Penegakan
Hukum Perppu Nomor 1 Tahun 2017
Adrianto Dwi Nugroho ; Dosen Fakultas Hukum UGM;
Mahasiswa Doktoral di
University of Helsinki, Finlandia
|
KOMPAS, 12 Juni 2017
Pada 8 Mei 2017 telah diundangkan Perppu
Nomor 1 Tahun 2017 tentang Akses Informasi Keuangan untuk Kepentingan
Perpajakan.
Selain menjadi perangkat hukum yang dapat
memperbaiki predikat Indonesia pada kerja sama global di bidang pertukaran
informasi untuk kepentingan perpajakan, peraturan pemerintah pengganti
undang-undang (perppu) ini juga dimanfaatkan oleh Direktorat Jenderal Pajak
(DJP) sebagai instrumen penegakan hukum setelah berakhirnya amnesti pajak.
Perppu ini diharapkan dapat memperlancar tugas pemeriksaan dan penyidikan
yang dilakukan oleh DJP.
Sebab, perppu ini telah mencabut ketentuan
mengenai permintaan tertulis oleh Menteri Keuangan kepada Ketua Dewan
Komisioner Otoritas Jasa Keuangan (OJK) untuk mengakses informasi keuangan
yang terdapat pada bank, sebagaimana diatur pada Pasal 35 Ayat (2) UU tentang
Ketentuan Umum dan Tata Cara Perpajakan (UUKUP) dan peraturan pelaksanaannya.
Momentum
baru
Secara normatif, informasi yang diperoleh
dari lembaga keuangan, terutama bank, memiliki nilai yang setara dengan
informasi yang didapat dari pihak ketiga lainnya, seperti akuntan publik dan
notaris. Keberadaannya dapat membantu pemeriksa pajak dalam melakukan uji
silang terhadap informasi yang disampaikan wajib pajak (WP) pada surat
pemberitahuan (SPT).
Meski demikian, keterikatan bank pada
metode pengawasan kegiatan usaha dan standar akuntansi yang dilakukan oleh
OJK- sebagaimana Pasal 7 UU OJK- menjamin ketersediaan informasi keuangan
yang baik dan tertib. Selain itu, ketertundukan bank pada peraturan
perundang-undangan di bidang pemberantasan dan pencegahan pencucian uang
menjadikan informasi keuangan mampu untuk menerangkan dugaan ketidakpatuhan
atau pengelakan pajak yang sedang atau telah dilakukan oleh seorang WP.

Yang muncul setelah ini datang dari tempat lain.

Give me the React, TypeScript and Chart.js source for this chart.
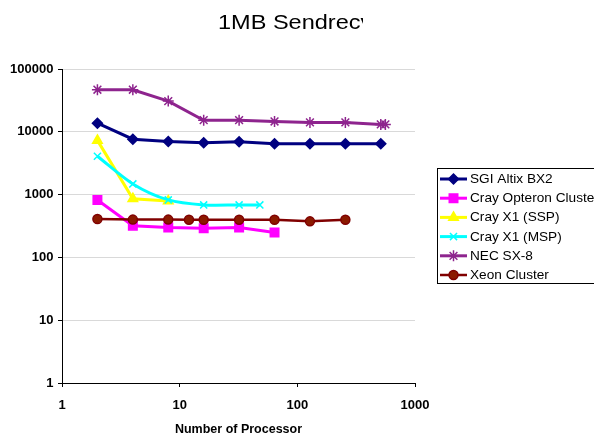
import React, { useEffect, useRef } from 'react';
import { Chart, registerables } from 'chart.js';
import { drawPoint } from 'chart.js/helpers';

Chart.register(...registerables);

const TITLE = '1MB Sendrecv';
const X_TITLE = 'Number of Processor';
const SERIES_NAMES = ['SGI Altix BX2', 'Cray Opteron Cluster', 'Cray X1 (SSP)', 'Cray X1 (MSP)', 'NEC SX-8', 'Xeon Cluster'];

const SGI_X = [2, 4, 8, 16, 32, 64, 128, 256, 512];
const SGI_Y = [13700, 7620, 7000, 6680, 6930, 6440, 6440, 6440, 6440];
const OPTERON_X = [2, 4, 8, 16, 32, 64];
const OPTERON_Y = [820, 320, 300, 290, 300, 250];
const SSP_X = [2, 4, 8];
const SSP_Y = [7300, 860, 790];
const MSP_X = [2, 4, 8, 16, 32, 48];
const MSP_Y = [4080, 1480, 823, 685, 685, 685];
const NEC_X = [2, 4, 8, 16, 32, 64, 128, 256, 512, 560];
const NEC_Y = [46800, 46800, 30800, 15300, 15300, 14600, 14100, 14100, 13100, 13100];
const XEON_X = [2, 4, 8, 12, 16, 32, 64, 128, 256];
const XEON_Y = [410, 400, 400, 397, 397, 397, 397, 375, 397];

const X_TICKS = [1, 10, 100, 1000];
const Y_TICKS = [1, 10, 100, 1000, 10000, 100000];

const SERIES_X = [SGI_X, OPTERON_X, SSP_X, MSP_X, NEC_X, XEON_X];
const SERIES_Y = [SGI_Y, OPTERON_Y, SSP_Y, MSP_Y, NEC_Y, XEON_Y];

const STYLES = [
  { color: '#000080', fill: '#000080', point: 'rectRot', radius: 5, width: 3, tension: 0 },
  { color: '#FF00FF', fill: '#FF00FF', point: 'rect', radius: 6, width: 3, tension: 0 },
  { color: '#FFFF00', fill: '#FFFF00', point: 'triangle', radius: 5.5, width: 3, tension: 0 },
  { color: '#00FFFF', fill: '#00FFFF', point: 'crossRot', radius: 5, width: 3, tension: 0.3 },
  { color: '#8E248E', fill: '#8E248E', point: 'star', radius: 5.5, width: 3, tension: 0 },
  { color: '#800000', fill: '#8B1A00', point: 'circle', radius: 4.5, width: 2.5, tension: 0 },
];

const FONT = '"Liberation Sans", Arial, sans-serif';

const overlayPlugin = {
  id: 'overlay',
  afterDraw(chart: any) {
    const ctx = chart.ctx as CanvasRenderingContext2D;
    ctx.save();
    ctx.beginPath();
    ctx.rect(0, 0, 363, 60);
    ctx.clip();
    ctx.fillStyle = '#000';
    ctx.font = `21px ${FONT}`;
    ctx.textBaseline = 'alphabetic';
    ctx.textAlign = 'left';
    ctx.translate(218, 28.5);
    ctx.scale(1.12, 1);
    ctx.fillText(TITLE, 0, 0);
    ctx.restore();

    ctx.save();
    ctx.strokeStyle = '#000';
    ctx.lineWidth = 1;
    ctx.strokeRect(437.5, 168.5, 200, 115);
    const y0 = 179;
    const step = 19.2;
    SERIES_NAMES.forEach((name, i) => {
      const s = STYLES[i];
      const y = y0 + i * step;
      ctx.strokeStyle = s.color;
      ctx.lineWidth = s.width;
      ctx.beginPath();
      ctx.moveTo(440, y);
      ctx.lineTo(467, y);
      ctx.stroke();
      ctx.fillStyle = s.fill;
      ctx.strokeStyle = s.color;
      ctx.lineWidth = 1.5;
      drawPoint(ctx, { pointStyle: s.point, radius: s.radius, rotation: 0, borderWidth: 1.5 } as any, 453.5, y);
      ctx.fillStyle = '#000';
      ctx.font = `13px ${FONT}`;
      ctx.textBaseline = 'middle';
      ctx.textAlign = 'left';
      ctx.save();
      ctx.translate(470, y + 0.5);
      ctx.scale(1.05, 1);
      ctx.fillText(name, 0, 0);
      ctx.restore();
    });
    ctx.restore();
  },
};

export default function App() {
  const ref = useRef<HTMLCanvasElement>(null);
  useEffect(() => {
    if (!ref.current) return;
    const datasets = SERIES_NAMES.map((name, i) => {
      const s = STYLES[i];
      return {
        label: name,
        data: SERIES_X[i].map((x, j) => ({ x, y: SERIES_Y[i][j] })),
        borderColor: s.color,
        backgroundColor: s.fill,
        borderWidth: s.width,
        pointStyle: s.point,
        pointRadius: s.radius,
        pointBorderWidth: 1.5,
        pointBorderColor: s.color,
        pointBackgroundColor: s.fill,
        tension: s.tension,
        order: SERIES_NAMES.length - i,
      };
    });
    const chart = new Chart(ref.current, {
      type: 'line',
      data: { datasets },
      plugins: [overlayPlugin],
      options: {
        animation: false,
        responsive: false,
        layout: { padding: { top: 69, right: 179, left: 0, bottom: 0 } },
        plugins: { legend: { display: false }, title: { display: false }, tooltip: { enabled: false } },
        scales: {
          x: {
            type: 'logarithmic',
            min: 1,
            max: 1000,
            afterBuildTicks: (scale: any) => {
              scale.ticks = X_TICKS.map((v) => ({ value: v }));
            },
            afterFit: (scale: any) => {
              scale.height = 51;
            },
            ticks: {
              autoSkip: false,
              maxRotation: 0,
              padding: 11,
              color: '#000',
              font: { family: FONT, size: 13, weight: 'bold' },
              callback: (v: any) => String(v),
            },
            grid: { drawOnChartArea: false, drawTicks: true, tickLength: 4, tickColor: '#000' },
            border: { color: '#000', width: 1 },
            title: {
              display: true,
              text: X_TITLE,
              color: '#000',
              font: { family: FONT, size: 12.5, weight: 'bold', lineHeight: 1 },
              padding: { top: 0, bottom: -2 },
            },
          },
          y: {
            type: 'logarithmic',
            min: 1,
            max: 100000,
            afterBuildTicks: (scale: any) => {
              scale.ticks = Y_TICKS.map((v) => ({ value: v }));
            },
            afterFit: (scale: any) => {
              scale.width = 62;
            },
            ticks: {
              autoSkip: false,
              padding: 4.5,
              color: '#000',
              font: { family: FONT, size: 13, weight: 'bold' },
              callback: (v: any) => String(v),
            },
            grid: { color: '#d9d9d9', lineWidth: 1, drawTicks: true, tickLength: 4, tickColor: '#000' },
            border: { color: '#000', width: 1 },
          },
        },
      } as any,
    });
    return () => chart.destroy();
  }, []);
  return (
    <div style={{ position: 'fixed', left: 0, top: 0, width: 594, height: 434, overflow: 'hidden', background: '#fff' }}>
      <canvas ref={ref} width={594} height={434} style={{ display: 'block', width: 594, height: 434 }} />
    </div>
  );
}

Bagi WP, perppu ini harus dimaknai sebagai
momentum untuk meningkatkan kepatuhan di bidang perpajakan. Dalam konteks
pemungutan Pajak Penghasilan (PPh), misalnya, informasi mengenai perolehan
penghasilan dan kepemilikan simpanan bank yang disampaikan pada SPT harus
mencakup penghasilan dan simpanan bank yang dimiliki di dalam dan luar
negeri. Selain itu, WP juga harus mampu memberikan keterangan asal-usul dan
aliran dana yang digunakan dalam transaksi perbankan yang dilakukannya.
Sementara itu, bagi DJP, perppu ini harus
dimaknai sebagai momentum untuk meningkatkan profesionalitas dalam pemungutan
pajak. Dalam konteks penegakan hukum, profesionalisme pemeriksa dan penyidik
DJP ditunjukkan dengan memanfaatkan kewenangan untuk mengakses informasi
keuangan hanya ketika proses pemeriksaan atau penyidikan menghendaki
informasi tersebut. Artinya, informasi keuangan bukan sebagai dasar melakukan
pemeriksaan atau penyidikan terhadap WP tersebut.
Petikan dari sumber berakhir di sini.